Canberra MP Gai Brodtmann said the decision was a slap in the face for Canberra, which went against the vision of the national capital being the home of public servants – a vision consolidated by the Liberal party half a century ago.
“Today, we learn that it is also moving hundreds of public service jobs out of Canberra,” she said.
“Sir Robert Menzies said we must ‘build up Canberra as a capital in the eyes and minds of the Australian people.’ It was he who moved public servants from Melbourne and Sydney to Canberra.
“What the Abbott Government has done to Canberra in the last 24 hours is a betrayal of Menzies’ vision and a betrayal of his profound understanding that public servants make an invaluable contribution to the economy and society.”
ACT Liberal Senator Zed Seselja said the decision by his party would still allow all workers to choose if they wanted to relocate.
“Whilst I will always fight to keep jobs in Canberra, I have been assured that it will not be a substantial number that come from Canberra,” Senator Seselja said.
“It is important that we keep the heart of the public service in Canberra, as our city is experienced and skilled in the area of public administration and serves the government with expertise.”
An ATO spokesman said the tax office would take the lead in the relocation project, which would take a number of years to complete.
Robertson MP Lucy Wicks said the building would be built in Gosford, adding “we want this to happen as soon as possible”.
“These 600 jobs will drive even more activity to local cafes, local restaurants and local businesses,” she said.
Prime Minister Tony Abbott first flagged his intention to relocate bureaucrats while campaigning in August last year.
His comments sparked fears across the public service about which departments or agencies would be targeted to help boost regional economies.
Meanwhile, in an email bulletin sent to all staff on Tuesday evening, Mr Jordan told workers 2100 jobs would have to be culled by October 31.
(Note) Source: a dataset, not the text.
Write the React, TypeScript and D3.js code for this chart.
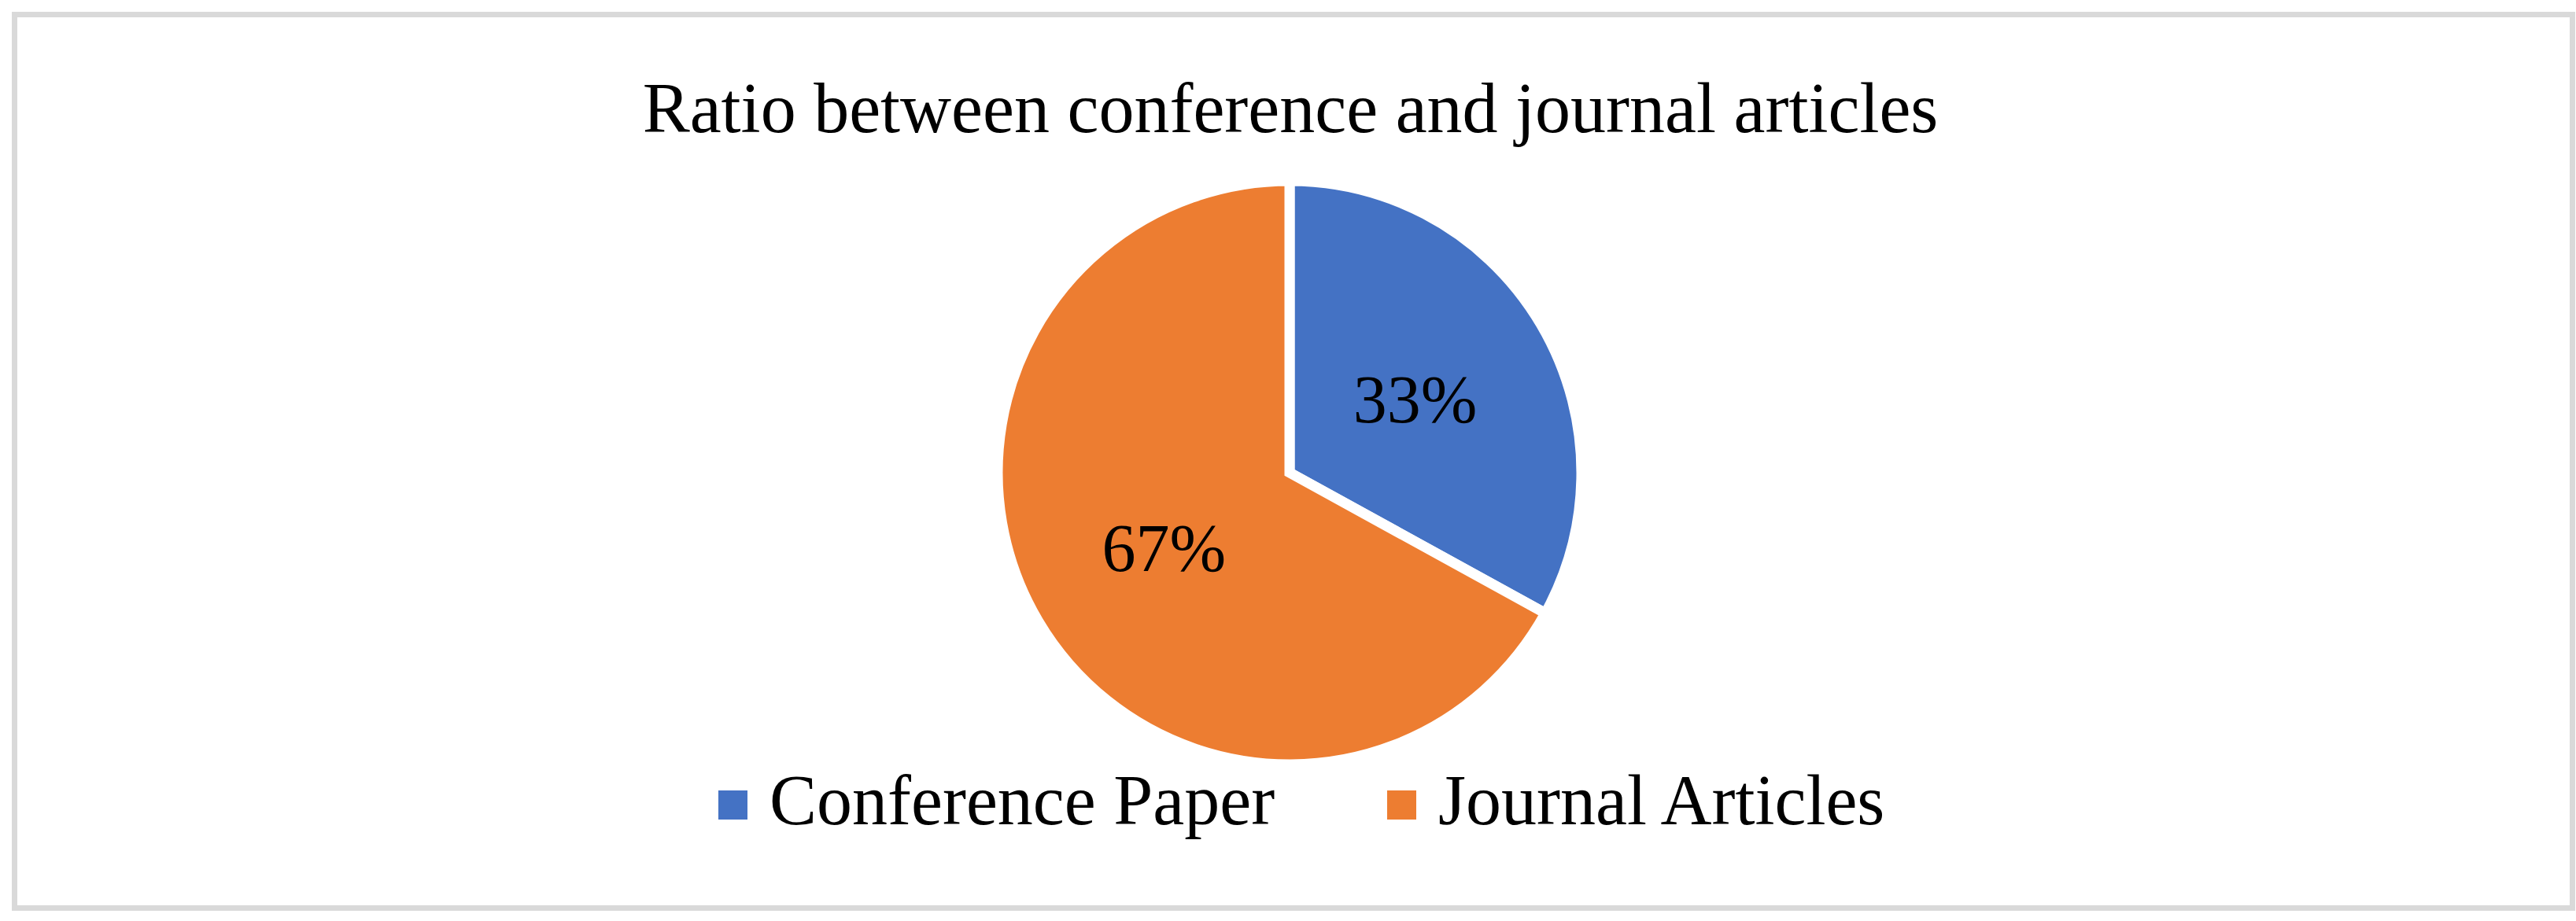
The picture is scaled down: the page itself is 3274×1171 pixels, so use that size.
import { useMemo } from 'react'
import * as d3 from 'd3'

const categories = ['Conference Paper', 'Journal Articles']
const shares = [33, 67]
const colors = ['#4472C4', '#ED7D31']
const title = 'Ratio between conference and journal articles'

const W = 3274
const H = 1171
const FONT = '"Book Antiqua", "Palatino Linotype", "Liberation Serif", "DejaVu Serif", serif'

export default function App() {
  const cx = 1639
  const cy = 601
  const r = 371

  const slices = useMemo(() => {
    const pie = d3.pie<number>().sort(null).value((d) => d)
    return pie(shares)
  }, [])

  const arc = d3.arc<d3.PieArcDatum<number>>().innerRadius(0).outerRadius(r)
  const labelArc = d3.arc<d3.PieArcDatum<number>>().innerRadius(r * 0.5).outerRadius(r * 0.5)
  const total = d3.sum(shares)

  // legend layout
  const legendX = d3.scalePoint<string>().domain(categories).range([913, 1763])

  return (
    <div style={{ position: 'absolute', left: 0, top: 0 }}>
      <svg width={W} height={H} style={{ display: 'block', background: '#fff' }}>
        <rect x={18.5} y={18.5} width={3251} height={1136} fill="#fff" stroke="#D9D9D9" strokeWidth={7} />
        <text x={1640} y={168} textAnchor="middle" fontFamily={FONT} fontSize={90} fill="#000">
          {title}
        </text>
        <g transform={`translate(${cx},${cy})`}>
          {slices.map((s, i) => (
            <path key={i} d={arc(s) || ''} fill={colors[i]} stroke="#fff" strokeWidth={13} strokeLinejoin="miter" />
          ))}
          {slices.map((s, i) => {
            const [lx, ly] = labelArc.centroid(s)
            return (
              <text key={'l' + i} x={lx} y={ly} dy="0.35em" textAnchor="middle" fontFamily={FONT} fontSize={86} fill="#000">
                {`${Math.round((s.data / total) * 100)}%`}
              </text>
            )
          })}
        </g>
        {categories.map((c, i) => {
          const x = legendX(c) || 0
          return (
            <g key={c} transform={`translate(${x},1005)`}>
              <rect width={37} height={37} fill={colors[i]} />
              <text x={65} y={43} fontFamily={FONT} fontSize={90} fill="#000">
                {c}
              </text>
            </g>
          )
        })}
      </svg>
    </div>
  )
}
“This is in addition to the expected 900 exits from natural attrition and redundancies in 2013-14 and will take to 3000 the number of staff exits from the ATO since July 2013,” the commissioner wrote.
Mr Jordan told his workforce that the temporary budget repair levy, the scrapping of some tax offsets and tax concessions, fuel duty indexation, the deferral of superannuation guarantee increases and changes to super contributions would all add up to extra work for the tax office.
“In most instances the cost of implementation will be absorbed by the ATO,” the commissioner said.
Mr Jordan warned the sackings would not end this year, with more job cuts contained in the budget’s plan for the four-year forward estimates period.
“The budget papers signal further reductions in the out years,” he wrote.
“The changes to funding and staffing are significant and will require us to reassess all of our business to find where we can make savings and reductions.”
Australian Services Union organiser Jeff Lapidos said the Tax Office would not be able to manage the job losses without forced redundancies.
“A 2100 reduction in staffing will require compulsory redundancies,” the union official said. “The budget does not appear to provide any additional money to the ATO to pay for these redundancies.
“Turmoil is about to strike the ATO.”